I'm certainly no expert but, while price deflation rarely happens during a recession, isn't recession a very real danger of deflation?

If deflation sets in and spirals, falling prices lead to lower investment, lower wages, falling tax receipts and so on. Debts don't shrink, so households businesses and governments all feel the additional burden at the same time, and living standards slowly decline, causing more deflation. In that sense, a long period of aneamic growth, even if not technically a recession in nominal GDP terms, is really just an insidious alternate form of recession anyway.

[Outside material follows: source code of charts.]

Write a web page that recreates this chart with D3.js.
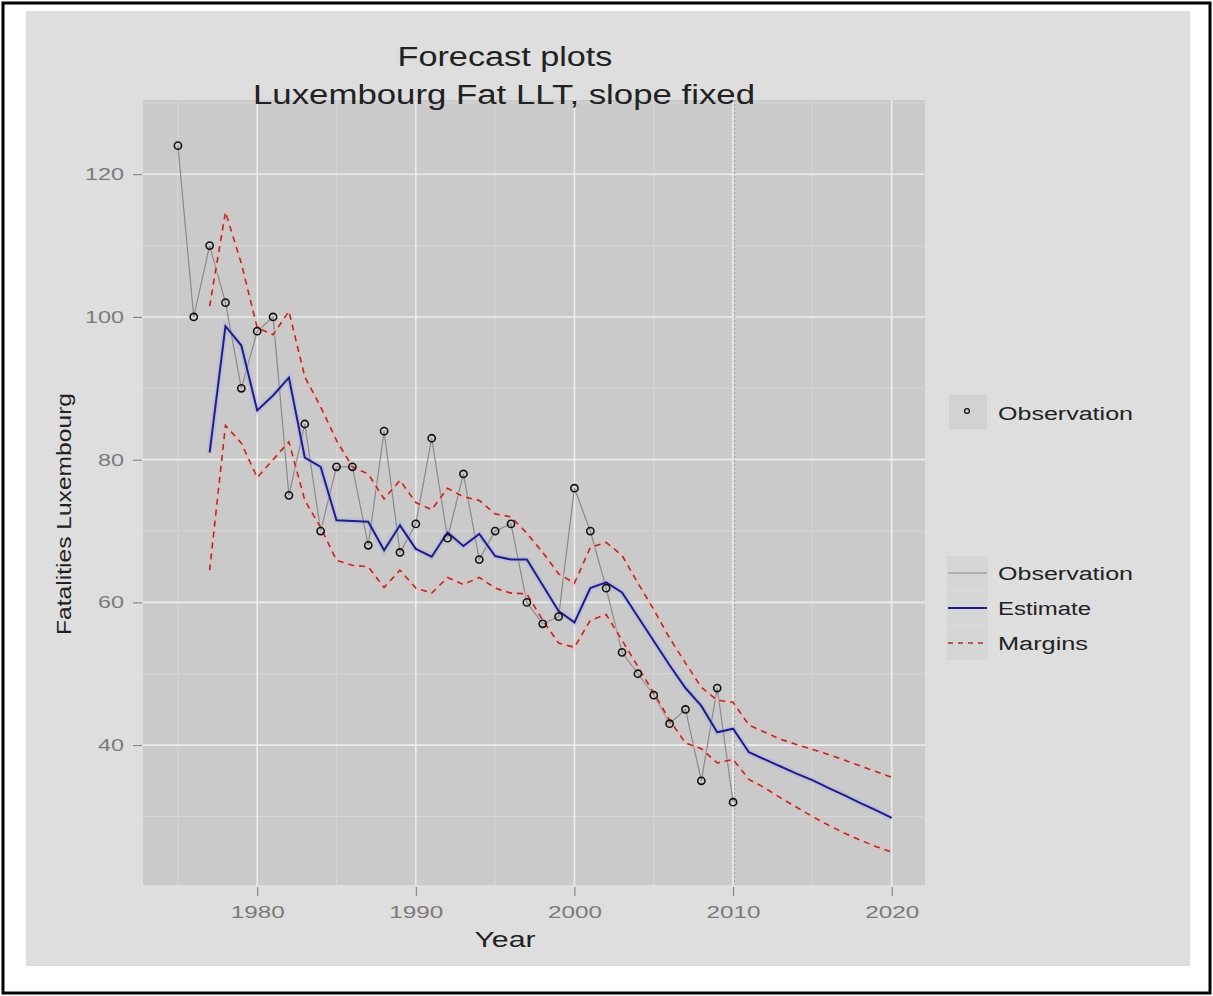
<!DOCTYPE html>
<html><head><meta charset="utf-8">
<script src="https://cdn.jsdelivr.net/npm/d3@7"></script>
<style>
html,body{margin:0;padding:0;background:#fff;}
svg{display:block;font-family:"Liberation Sans",Arial,sans-serif;}
</style></head>
<body>
<svg id="chart" width="1213" height="996"></svg>
<script>
// ---- data ----
const obsYears = d3.range(1975, 2011);
const observations = [124,100,110,102,90,98,100,75,85,70,79,79,68,84,67,71,83,69,78,66,70,71,60,57,58,76,70,62,53,50,47,43,45,35,48,32];
const estYears = d3.range(1977, 2021);
const estimate = [81,98.7,96,86.9,89,91.5,80.3,79,71.5,71.4,71.3,67.3,70.8,67.5,66.4,69.8,67.9,69.6,66.5,66,66,62.4,58.8,57.2,62,62.8,61.4,58,54.6,51.2,48,45.5,41.8,42.3,39,38,37,36,35.1,34,33,31.9,30.9,29.8];
const upperMargin = [101.5,114.7,107.5,98.5,97.5,100.8,91.6,87.4,82.7,79,78,74.5,77.1,74,73,76,74.8,74.3,72.4,72,69.7,67,64,62.7,67.7,68.4,66.6,62.7,59,55,51.5,48.1,46.3,46,42.8,41.8,40.8,40.1,39.4,38.7,37.9,37.1,36.3,35.5];
const lowerMargin = [64.5,84.8,82.3,77.5,80,82.5,74.3,70.5,65.9,65.2,65,62.1,64.5,62,61.3,63.5,62.5,63.5,62,61.3,61.2,57.5,54.3,53.7,57.5,58.3,54.7,51,47.3,43.5,40.3,39.5,37.5,38,35.2,34,32.6,31.3,30,28.8,27.7,26.7,25.8,25];
const xTicks = [1980,1990,2000,2010,2020];
const xMinorTicks = [1975,1985,1995,2005,2015];
const yTicks = [40,60,80,100,120];
const yMinorTicks = [30,50,70,90,110,130];
const forecastStart = 2010;
const titleLines = ["Forecast plots","Luxembourg Fat LLT, slope fixed"];
const legend1 = ["Observation"];
const legend2 = ["Observation","Estimate","Margins"];

// ---- layout ----
const svg = d3.select("#chart");
const P = {l:143, r:925, t:100, b:885};
const x = d3.scaleLinear().domain([1972.8, 2022.1]).range([P.l, P.r]);
const y = d3.scaleLinear().domain([20.4, 130.4]).range([P.b, P.t]);

// outer border + background
svg.append("rect").attr("x",3).attr("y",3).attr("width",1207).attr("height",990)
  .attr("fill","#fff").attr("stroke","#000").attr("stroke-width",3);
svg.append("rect").attr("x",26).attr("y",11).attr("width",1164).attr("height",955).attr("fill","#dedede");

// panel
svg.append("rect").attr("x",P.l).attr("y",P.t).attr("width",P.r-P.l).attr("height",P.b-P.t).attr("fill","#cacaca");
const grid = svg.append("g");
grid.selectAll(".vmin").data(xMinorTicks).join("line")
  .attr("x1",d=>x(d)).attr("x2",d=>x(d)).attr("y1",P.t).attr("y2",P.b)
  .attr("stroke","#d6d6d6").attr("stroke-width",1);
grid.selectAll(".hmin").data(yMinorTicks.filter(v=>y(v)>P.t&&y(v)<P.b)).join("line")
  .attr("x1",P.l).attr("x2",P.r).attr("y1",d=>y(d)).attr("y2",d=>y(d))
  .attr("stroke","#d6d6d6").attr("stroke-width",1);
grid.selectAll(".vmaj").data(xTicks).join("line")
  .attr("x1",d=>x(d)).attr("x2",d=>x(d)).attr("y1",P.t).attr("y2",P.b)
  .attr("stroke","#ececec").attr("stroke-width",1.6);
grid.selectAll(".hmaj").data(yTicks).join("line")
  .attr("x1",P.l).attr("x2",P.r).attr("y1",d=>y(d)).attr("y2",d=>y(d))
  .attr("stroke","#ececec").attr("stroke-width",1.6);

// forecast start line
svg.append("line").attr("x1",x(forecastStart)+1.5).attr("x2",x(forecastStart)+1.5).attr("y1",P.t).attr("y2",P.b)
  .attr("stroke","#9a9a9a").attr("stroke-width",1).attr("stroke-dasharray","2,2");

// lines
const obsData = obsYears.map((yr,i)=>[yr,observations[i]]);
const estData = estYears.map((yr,i)=>[yr,estimate[i]]);
const upData = estYears.map((yr,i)=>[yr,upperMargin[i]]);
const loData = estYears.map((yr,i)=>[yr,lowerMargin[i]]);
const line = d3.line().x(d=>x(d[0])).y(d=>y(d[1]));

svg.append("path").datum(obsData).attr("d",line).attr("fill","none").attr("stroke","#8a8a8a").attr("stroke-width",1.2);
[upData, loData].forEach(dat=>{
  svg.append("path").datum(dat).attr("d",line).attr("fill","none")
    .attr("stroke","#f2b8b8").attr("stroke-width",5).attr("stroke-opacity",0.35);
});
svg.append("path").datum(estData).attr("d",line).attr("fill","none")
  .attr("stroke","#a8a8e8").attr("stroke-width",6).attr("stroke-opacity",0.35);
[upData, loData].forEach(dat=>{
  svg.append("path").datum(dat).attr("d",line).attr("fill","none")
    .attr("stroke","#a8322a").attr("stroke-width",1.6).attr("stroke-dasharray","6,5");
});
svg.append("path").datum(estData).attr("d",line).attr("fill","none").attr("stroke","#1e1e86").attr("stroke-width",2);
svg.selectAll(".obs").data(obsData).join("circle")
  .attr("cx",d=>x(d[0])).attr("cy",d=>y(d[1])).attr("r",3.6)
  .attr("fill","none").attr("stroke","#111").attr("stroke-width",1.6);

// axes
const xAxis = d3.axisBottom(x).tickValues(xTicks).tickSize(9).tickPadding(6).tickFormat(d3.format("d"));
const gx = svg.append("g").attr("transform",`translate(0,${P.b+2})`).call(xAxis);
gx.select(".domain").remove();
gx.selectAll(".tick line").attr("stroke","#7a7a7a");
gx.selectAll(".tick text").attr("fill","#7a7a7a").attr("font-size",17)
  .attr("font-family","Liberation Sans, Arial, sans-serif")
  .attr("textLength",54).attr("lengthAdjust","spacingAndGlyphs").attr("dy","0.95em");

const yAxis = d3.axisLeft(y).tickValues(yTicks).tickSize(9).tickPadding(9);
const gy = svg.append("g").attr("transform",`translate(${P.l-1},0)`).call(yAxis);
gy.select(".domain").remove();
gy.selectAll(".tick line").attr("stroke","#7a7a7a");
gy.selectAll(".tick text").attr("fill","#7a7a7a").attr("font-size",17)
  .attr("font-family","Liberation Sans, Arial, sans-serif")
  .attr("textLength",d=>String(d).length*13).attr("lengthAdjust","spacingAndGlyphs");

// titles
const tt = svg.append("g").attr("font-family","Liberation Sans, Arial, sans-serif").attr("fill","#222");
tt.append("text").attr("x",505).attr("y",66).attr("text-anchor","middle").attr("font-size",27)
  .attr("textLength",215).attr("lengthAdjust","spacingAndGlyphs").text(titleLines[0]);
tt.append("text").attr("x",504).attr("y",104).attr("text-anchor","middle").attr("font-size",27)
  .attr("textLength",502).attr("lengthAdjust","spacingAndGlyphs").text(titleLines[1]);
tt.append("text").attr("x",505).attr("y",947).attr("text-anchor","middle").attr("font-size",22)
  .attr("textLength",61).attr("lengthAdjust","spacingAndGlyphs").text("Year");
tt.append("text").attr("transform","translate(71,514) rotate(-90)").attr("text-anchor","middle").attr("font-size",21)
  .attr("textLength",242).attr("lengthAdjust","spacingAndGlyphs").text("Fatalities Luxembourg");

// legends
const lg = svg.append("g").attr("font-family","Liberation Sans, Arial, sans-serif").attr("font-size",18).attr("fill","#222");
lg.append("rect").attr("x",949).attr("y",395).attr("width",38).attr("height",34).attr("fill","#d2d2d2");
lg.append("circle").attr("cx",967).attr("cy",411).attr("r",2.4).attr("fill","none").attr("stroke","#111").attr("stroke-width",1.3);
lg.append("text").attr("x",998).attr("y",420).attr("textLength",135).attr("lengthAdjust","spacingAndGlyphs").text(legend1[0]);

const rows = [573,608,643];
const keyStyles = [
  {stroke:"#8a8a8a", w:1.2, dash:null},
  {stroke:"#1e1e86", w:2, dash:null},
  {stroke:"#a8322a", w:1.6, dash:"5,5"}
];
legend2.forEach((name,i)=>{
  const cy = rows[i];
  lg.append("rect").attr("x",947).attr("y",cy-17).attr("width",41).attr("height",34).attr("fill","#d6d6d6");
  lg.append("line").attr("x1",948).attr("x2",987).attr("y1",cy).attr("y2",cy)
    .attr("stroke",keyStyles[i].stroke).attr("stroke-width",keyStyles[i].w)
    .attr("stroke-dasharray",keyStyles[i].dash);
  const widths = [135,93,90];
  lg.append("text").attr("x",998).attr("y",cy+7).attr("textLength",widths[i]).attr("lengthAdjust","spacingAndGlyphs").text(name);
});
</script>
</body></html>
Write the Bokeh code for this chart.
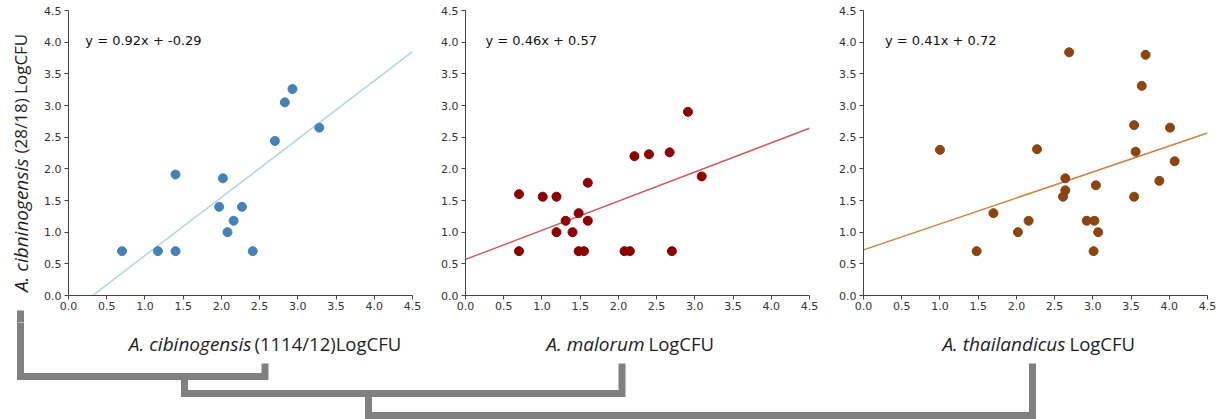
import math
from bokeh.plotting import figure
from bokeh.layouts import column, row
from bokeh.models import Range1d, FixedTicker, PrintfTickFormatter
from bokeh.core.properties import value
from bokeh.embed import file_html
from bokeh.resources import INLINE

# ---------------- data ----------------
ticks = [0.0, 0.5, 1.0, 1.5, 2.0, 2.5, 3.0, 3.5, 4.0, 4.5]

# panel 1: A. cibinogensis (1114/12) vs A. cibninogensis (28/18)
cib_x = [0.70, 1.17, 1.40, 1.40, 1.97, 2.02, 2.08, 2.16, 2.27, 2.41, 2.70, 2.83, 2.93, 3.28]
cib_y = [0.70, 0.70, 0.70, 1.91, 1.40, 1.85, 1.00, 1.18, 1.40, 0.70, 2.44, 3.05, 3.26, 2.65]

# panel 2: A. malorum
mal_x = [0.70, 0.70, 1.01, 1.19, 1.19, 1.31, 1.40, 1.48, 1.48, 1.55, 1.60, 1.60,
         2.08, 2.15, 2.21, 2.40, 2.67, 2.70, 2.91, 3.09]
mal_y = [1.60, 0.70, 1.56, 1.56, 1.00, 1.18, 1.00, 1.30, 0.70, 0.70, 1.78, 1.18,
         0.70, 0.70, 2.20, 2.23, 2.26, 0.70, 2.90, 1.88]

# panel 3: A. thailandicus
tha_x = [1.00, 1.48, 1.70, 2.02, 2.16, 2.27, 2.61, 2.64, 2.64, 2.69, 2.92, 3.02,
         3.01, 3.04, 3.07, 3.54, 3.54, 3.56, 3.64, 3.69, 3.87, 4.01, 4.07]
tha_y = [2.30, 0.70, 1.30, 1.00, 1.18, 2.31, 1.56, 1.66, 1.85, 3.84, 1.18, 1.18,
         0.70, 1.74, 1.00, 2.69, 1.56, 2.27, 3.31, 3.80, 1.81, 2.65, 2.12]

slopes = [0.92, 0.46, 0.41]
intercepts = [-0.29, 0.57, 0.72]

x_label_species = ["A. cibinogensis", "A. malorum", "A. thailandicus"]
x_label_suffix = ["(1114/12)LogCFU", "LogCFU", "LogCFU"]
y_label_species = "A. cibninogensis"
y_label_suffix = "(28/18) LogCFU"

# ---------------- styles ----------------
point_colors = ["#4682B4", "#8B0000", "#8B4513"]
line_colors = ["#ADD8E6", "#CD5C5C", "#CD853F"]
axis_col = "#444444"
tick_text_col = "#333333"
label_col = "#1e1e1e"
tree_col = "#808080"
label_font = "Open Sans"

TOP_H = 322
TOTAL_H = 419
BOT_H = TOTAL_H - TOP_H


def make_panel(xs, ys, k, width, right_border, eq_x):
    p = figure(width=width, height=TOP_H, x_range=Range1d(0, 4.5), y_range=Range1d(0, 4.5),
               output_backend="svg", toolbar_location=None,
               min_border_left=32, min_border_right=right_border,
               min_border_top=10, min_border_bottom=27)
    p.outline_line_color = None
    p.grid.visible = False
    p.background_fill_color = "white"
    p.border_fill_color = "white"
    for ax in (p.xaxis, p.yaxis):
        ax.ticker = FixedTicker(ticks=ticks)
        ax.formatter = PrintfTickFormatter(format="%.1f")
        ax.major_tick_out = 4
        ax.major_tick_in = 0
        ax.minor_tick_out = 0
        ax.minor_tick_in = 0
        ax.axis_line_color = axis_col
        ax.major_tick_line_color = axis_col
        ax.major_label_text_font = "DejaVu Sans"
        ax.major_label_text_font_size = "11px"
        ax.major_label_text_color = tick_text_col
    p.xaxis.major_label_standoff = 2
    p.yaxis.major_label_standoff = 3

    lx = [0.0, 4.5]
    ly = [slopes[k] * v + intercepts[k] for v in lx]
    p.line(lx, ly, line_color=line_colors[k], line_width=1.5)
    p.scatter(xs, ys, size=9, fill_color=point_colors[k], line_color=point_colors[k])
    eq = f"y = {slopes[k]:.2f}x + {intercepts[k]:.2f}"
    p.text(x=[eq_x], y=[4.02], text=[eq], text_font=value("DejaVu Sans"),
           text_font_size="13px", text_color="#111111", text_baseline="middle",
           text_align="left")
    return p


f1 = make_panel(cib_x, cib_y, 0, 397, 21, 0.22)
f2 = make_panel(mal_x, mal_y, 1, 398, 22, 0.26)
f3 = make_panel(tha_x, tha_y, 2, 391, 15, 0.28)

# ---------------- y label strip ----------------
YW = 36
ylab = figure(width=YW, height=TOP_H, x_range=Range1d(0, YW), y_range=Range1d(0, TOP_H),
              output_backend="svg", toolbar_location=None, x_axis_type=None, y_axis_type=None,
              min_border=0)
ylab.frame_align = False
ylab.outline_line_color = None
ylab.grid.visible = False
gy = lambda s: TOP_H - s
ylab.text(x=[20], y=[gy(158)], text=[y_label_species], angle=math.pi / 2,
          text_font=value(label_font), text_font_style="italic", text_font_size="19px",
          text_color=label_col, text_align="right", text_baseline="middle")
ylab.text(x=[20], y=[gy(153)], text=[y_label_suffix], angle=math.pi / 2,
          text_font=value(label_font), text_font_size="17px",
          text_color=label_col, text_align="left", text_baseline="middle")
ylab.line([20, 20], [gy(310), gy(TOP_H + 1)], line_color=tree_col, line_width=7)

# ---------------- bottom strip: axis titles + tree ----------------
bot = figure(width=1222, height=BOT_H, x_range=Range1d(0, 1222), y_range=Range1d(0, BOT_H),
             output_backend="svg", toolbar_location=None, x_axis_type=None, y_axis_type=None,
             min_border=0)
bot.frame_align = False
bot.outline_line_color = None
bot.grid.visible = False
fy = lambda s: TOTAL_H - s

ital_right = [251, 644, 1065]
norm_left = [254, 648, 1069]
mid_y = 343
bot.text(x=ital_right, y=[fy(mid_y)] * 3, text=x_label_species,
         text_font=value(label_font), text_font_style="italic", text_font_size="19px",
         text_color=label_col, text_align="right", text_baseline="middle")
bot.text(x=norm_left, y=[fy(mid_y)] * 3, text=x_label_suffix,
         text_font=value(label_font), text_font_size="18.5px",
         text_color=label_col, text_align="left", text_baseline="middle")

tree_xs = [[20, 20, 264.5, 264.5], [184, 184, 621.5, 621.5], [368, 368, 1032, 1032]]
tree_ys = [[fy(TOP_H - 1), fy(376), fy(376), fy(363)],
           [fy(376), fy(393), fy(393), fy(363)],
           [fy(393), fy(415), fy(415), fy(363)]]
bot.multi_line(tree_xs, tree_ys, line_color=tree_col, line_width=7,
               line_join="miter", line_cap="butt")

layout = column(row(ylab, f1, f2, f3), bot)

open("out.html", "w").write(file_html(layout, INLINE))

The worrying thing is that Britain and America have already demonstrated how to avoid this utterly unnecessary pain (Quantitative Easing to expand money supply and prod inflation, even if that does risk pushing it too far in the long run). The other worrying thing is that QE on a large scale has pretty much failed in Japan, at least partly because the time for QE is before you get the deflation. The Eurozone is running out of time to follow the good example; they might be better off with an oil embargo against Russia to drive up that commodity*.

The good news is that oil is a large part of the deflation, and its falling price is also a form of stimulus package that transfers huge sums of money from the well stuffed pockets of Saudi Arabia to the emptier ones of Spanish Italian and Greek consumers. It might therefore fix itself.



* not intended as an actual policy suggestion.